It follows that per capita personal income in the rural counties around Memphis is below both local urban
levels and the national average. Although rural income per capita has grown significantly over the last
decade, it is still approximately just two-thirds the size of the national per capita income. And from 1985 to
1995, per capita income grew $6,433 to a total of $15,324 in the 65 rural counties, compared with $10,471
growth and a total of $23,640 in the Memphis MSA.
The good news is that wages per job have improved at a slightly faster rate than personal income. In fact, as
Table 2 shows, wages per job have generally grown more rapidly in the Delta counties than in the United
States as a whole. And from 1985 to 1995, rural wages grew slightly faster than urban wages. The rural wage
level deficit in the Delta, however, is still significant compared with the Memphis MSA wage level. Part of the
improvement in wages may be attributed to the casinos in rural Mississippi, but a greater factor is the overall
job growth brought about by the shift in rural industry from manufacturing and agriculture to trade and
services.

Sowing Economic Development Seeds
A poorly educated workforce is a significant barrier to economic
performance.

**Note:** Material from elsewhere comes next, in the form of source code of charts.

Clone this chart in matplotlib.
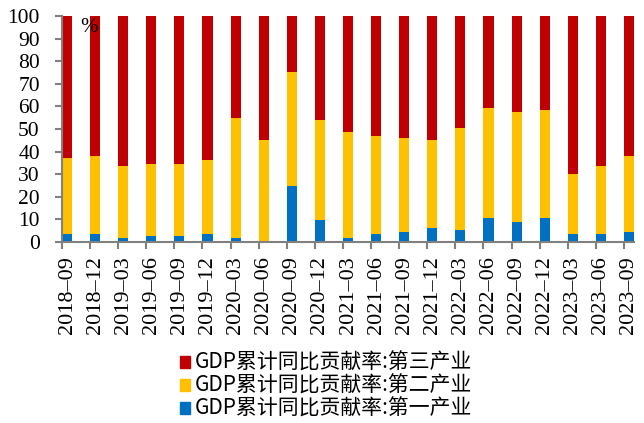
import matplotlib
matplotlib.use("Agg")
import matplotlib.pyplot as plt
from matplotlib.patches import Patch
from matplotlib.ticker import FixedLocator
import numpy as np

# numbers in a Times-like serif, Chinese legend in Noto CJK
plt.rcParams['font.family'] = 'serif'
plt.rcParams['font.serif'] = ['Liberation Serif', 'DejaVu Serif']

quarters = ["2018-09", "2018-12", "2019-03", "2019-06", "2019-09", "2019-12",
            "2020-03", "2020-06", "2020-09", "2020-12", "2021-03", "2021-06",
            "2021-09", "2021-12", "2022-03", "2022-06", "2022-09", "2022-12",
            "2023-03", "2023-06", "2023-09"]
primary = [3.5, 3.5, 1.8, 2.7, 2.7, 3.5, 1.8, 0.0, 24.8, 9.7, 1.8, 3.5,
           4.4, 6.2, 5.3, 10.6, 8.8, 10.6, 3.5, 3.5, 4.4]
secondary = [33.7, 34.6, 31.8, 31.8, 31.8, 32.8, 53.1, 45.1, 50.4, 44.3, 46.9, 43.4,
             41.6, 38.9, 45.1, 48.7, 48.7, 47.8, 26.6, 30.1, 33.7]
tertiary = [62.8, 61.9, 66.4, 65.5, 65.5, 63.7, 45.1, 54.9, 24.8, 46.0, 51.3, 53.1,
            54.0, 54.9, 49.6, 40.7, 42.5, 41.6, 69.9, 66.4, 61.9]
series_names = ["GDP累计同比贡献率:第一产业", "GDP累计同比贡献率:第二产业",
                "GDP累计同比贡献率:第三产业"]
colors = ["#0070C0", "#FFC000", "#C00000"]

W, H = 644, 423
fig = plt.figure(figsize=(W / 100, H / 100), dpi=100)
ax = fig.add_axes([62 / W, (H - 242) / H, 572 / W, 226 / H])

x = np.arange(len(quarters))
w = 0.36
p = np.array(primary)
s = np.array(secondary)
t = np.array(tertiary)
ax.bar(x, p, w, color=colors[0], linewidth=0)
ax.bar(x, s, w, bottom=p, color=colors[1], linewidth=0)
ax.bar(x, t, w, bottom=p + s, color=colors[2], linewidth=0)

ax.set_xlim(-w / 2, len(x) - 1 + w / 2)
ax.set_ylim(0, 100)
ax.set_yticks(range(0, 101, 10))
ax.set_yticklabels([str(v) for v in range(0, 101, 10)], size=15.5)

# tick marks sit at the left edge of each bar, labels at the bar centre
ax.xaxis.set_major_locator(FixedLocator(x - w / 2))
ax.xaxis.set_major_formatter(plt.NullFormatter())
ax.xaxis.set_minor_locator(FixedLocator(x))
ax.set_xticklabels([q.replace("-", "–") for q in quarters], minor=True,
                   rotation=90, size=16)
ax.tick_params(axis='x', which='minor', length=0, pad=10)
ax.tick_params(axis='x', which='major', length=5, width=1.5, color='#808080')
ax.tick_params(axis='y', length=5, width=1.5, color='#808080', pad=11)

for side in ['top', 'right']:
    ax.spines[side].set_visible(False)
for side in ['left', 'bottom']:
    ax.spines[side].set_color('#808080')
    ax.spines[side].set_linewidth(1.5)

ax.text(0.047, 0.95, "%", transform=ax.transAxes, ha='center', va='center', size=15)

handles = [Patch(color=colors[i]) for i in (2, 1, 0)]
labels = [series_names[i] for i in (2, 1, 0)]
fig.legend(handles, labels, loc='center', bbox_to_anchor=(326 / W, 1 - 386 / H),
           frameon=False, prop={'family': ['Noto Sans CJK SC', 'DejaVu Sans'], 'size': 15},
           handlelength=0.5, handleheight=0.5, handletextpad=0.2,
           labelspacing=0.05, borderaxespad=0, borderpad=0)

fig.savefig("out.png", dpi=100)
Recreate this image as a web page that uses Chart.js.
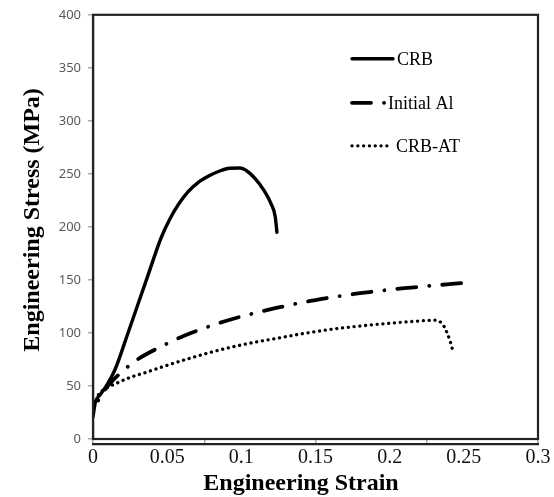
<!DOCTYPE html>
<html><head><meta charset="utf-8">
<script src="https://cdn.jsdelivr.net/npm/chart.js@4/dist/chart.umd.min.js"></script>
<style>html,body{margin:0;padding:0;background:#fff;}canvas{display:block;}</style>
</head><body>
<canvas id="c" width="554" height="497"></canvas>
<script>
const seriesNames = ['CRB', 'Initial Al', 'CRB-AT'];

const crbStrain = [0, 0.0015, 0.005, 0.009, 0.015, 0.0236, 0.036, 0.046, 0.052, 0.058, 0.064, 0.071, 0.078, 0.085, 0.092, 0.099, 0.104, 0.109, 0.115, 0.120, 0.1228, 0.124];
const crbStress = [21, 34, 42, 50, 66, 100, 150, 190, 208, 222, 233, 242, 248, 252.5, 255.3, 255.5, 252.5, 246, 235, 222, 210, 195];

const alStrain = [0, 0.005, 0.01, 0.02, 0.03, 0.04, 0.05, 0.06, 0.07, 0.08, 0.09, 0.1, 0.11, 0.12, 0.13, 0.14, 0.15, 0.16, 0.17, 0.18, 0.19, 0.2, 0.21, 0.22, 0.23, 0.24, 0.2486];
const alStress = [26, 40, 50, 64, 75, 83, 90, 96.5, 102, 107, 111.5, 115.5, 119, 122.5, 125.5, 128.5, 131, 133.5, 135.5, 137.5, 139.2, 140.8, 142.2, 143.5, 144.8, 146, 147];

const atStrain = [0, 0.003, 0.008, 0.015, 0.025, 0.035, 0.05, 0.065, 0.08, 0.095, 0.11, 0.125, 0.14, 0.155, 0.17, 0.185, 0.2, 0.215, 0.225, 0.2305, 0.234, 0.2365, 0.239, 0.2408, 0.2423];
const atStress = [26, 40, 47, 52, 58, 62.5, 69.5, 76, 82, 87.2, 91.5, 95.2, 99, 102.3, 105, 107.2, 109.2, 110.8, 111.8, 112, 110.5, 106.5, 99, 92, 84.7];

const xTickLabels = ['0', '0.05', '0.1', '0.15', '0.2', '0.25', '0.3'];
const yTickLabels = ['0', '50', '100', '150', '200', '250', '300', '350', '400'];
const xTitle = 'Engineering Strain';
const yTitle = 'Engineering Stress (MPa)';

function pts(xs, ys) { return xs.map((x, i) => ({ x: x, y: ys[i] })); }

const styles = [
  { borderWidth: 3.4, borderDash: [], borderCapStyle: 'round' },
  { borderWidth: 3.8, borderDash: [19, 13, 0.1, 13], borderDashOffset: 20, borderCapStyle: 'round' },
  { borderWidth: 3.3, borderDash: [0.1, 5.7], borderCapStyle: 'round' }
];
const seriesData = [pts(crbStrain, crbStress), pts(alStrain, alStress), pts(atStrain, atStress)];

const datasets = seriesNames.map((name, i) => Object.assign({
  label: name,
  data: seriesData[i],
  showLine: true,
  borderColor: '#000',
  backgroundColor: '#000',
  pointRadius: 0,
  fill: false,
  cubicInterpolationMode: 'monotone'
}, styles[i]));

const bgPlugin = {
  id: 'bg',
  beforeDraw(chart) {
    const ctx = chart.ctx;
    ctx.save(); ctx.fillStyle = '#fff'; ctx.fillRect(0, 0, chart.width, chart.height); ctx.restore();
  }
};

const framePlugin = {
  id: 'frame',
  afterDraw(chart) {
    const { ctx, chartArea: a } = chart;
    ctx.save();
    ctx.strokeStyle = '#222';
    ctx.lineWidth = 2.2;
    ctx.strokeRect(a.left, a.top, a.right - a.left, a.bottom - a.top);
    // axis titles
    ctx.fillStyle = '#000';
    ctx.font = 'bold 24px "Liberation Serif", serif';
    ctx.textAlign = 'center';
    ctx.textBaseline = 'alphabetic';
    ctx.fillText(xTitle, a.left + 208, 490);
    ctx.save();
    ctx.translate(39, (a.top + a.bottom) / 2 - 7);
    ctx.rotate(-Math.PI / 2);
    ctx.font = 'bold 24px "Liberation Serif", serif';
    ctx.fillText(yTitle, 0, 0);
    ctx.restore();
    // legend
    const rowY = [44, 88, 131];
    const lineEnd = [41, 33, 38];
    ctx.font = '18px "Liberation Serif", serif';
    ctx.textAlign = 'left';
    ctx.textBaseline = 'middle';
    chart.data.datasets.forEach((ds, i) => {
      const y = a.top + rowY[i];
      const x0 = a.left + 259;
      ctx.save();
      ctx.strokeStyle = ds.borderColor;
      ctx.lineWidth = ds.borderWidth;
      ctx.lineCap = ds.borderCapStyle;
      ctx.setLineDash(ds.borderDash);
      ctx.beginPath(); ctx.moveTo(x0, y); ctx.lineTo(x0 + lineEnd[i], y); ctx.stroke();
      ctx.restore();
      ctx.fillStyle = '#000';
      ctx.fillText(ds.label, x0 + [45, 36, 44][i], y + 1);
    });
    ctx.restore();
  }
};

new Chart(document.getElementById('c'), {
  type: 'scatter',
  data: { datasets: datasets },
  options: {
    responsive: false,
    animation: false,
    layout: { padding: { left: 33, right: 16, top: 14, bottom: 0 } },
    plugins: { legend: { display: false }, tooltip: { enabled: false } },
    scales: {
      x: {
        type: 'linear', position: 'bottom', weight: 1,
        min: 0, max: 0.3,
        afterFit(s) { s.height = 53; },
        ticks: {
          stepSize: 0.05, padding: 2,
          color: '#111',
          font: { family: '"Liberation Serif", serif', size: 20 },
          callback: (v, i) => xTickLabels[i]
        },
        grid: { drawOnChartArea: false, drawTicks: false, display: false },
        border: { display: true, color: '#222', width: 2.2 }
      },
      x2: {
        type: 'linear', position: 'bottom', weight: 0,
        min: 0, max: 0.3,
        afterFit(s) { s.height = 5; },
        ticks: { stepSize: 0.075, display: false },
        grid: { drawOnChartArea: false, tickLength: 5, color: '#aaa', lineWidth: 1.5 },
        border: { display: false }
      },
      y: {
        type: 'linear', position: 'left',
        min: 0, max: 400,
        afterFit(s) { s.width = 60; },
        ticks: {
          stepSize: 50, padding: 7,
          color: '#595959',
          font: { family: '"Noto Sans", sans-serif', size: 13 },
          callback: (v, i) => yTickLabels[i]
        },
        grid: { drawOnChartArea: false, tickLength: 5, color: '#aaa', lineWidth: 1.5 },
        border: { display: true, color: '#222', width: 2.2 }
      }
    }
  },
  plugins: [bgPlugin, framePlugin]
});
</script>
</body></html>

Focusing solely on these problems, however, is not likely
to lead to a solution. The structure of industry is changing for rural as
well as urban counties. Business leaders must adapt to those changing
circumstances if they want to successfully implement rural economic
development.
Everyone recognizes that the future of business and jobs in metropolitan
areas is centered in service-producing companies. The same is true in
rural counties. Agriculture, while important in terms of sheer acreage, is no longer the driving force of rural
economies. Manufacturing, in industrial parks and along major highways, has been an important source of
jobs and economic growth over the past three decades, but it too is in relative decline. Trade and services,
once considered tertiary to agriculture and manufacturing, are now driving growth in all parts of the economy.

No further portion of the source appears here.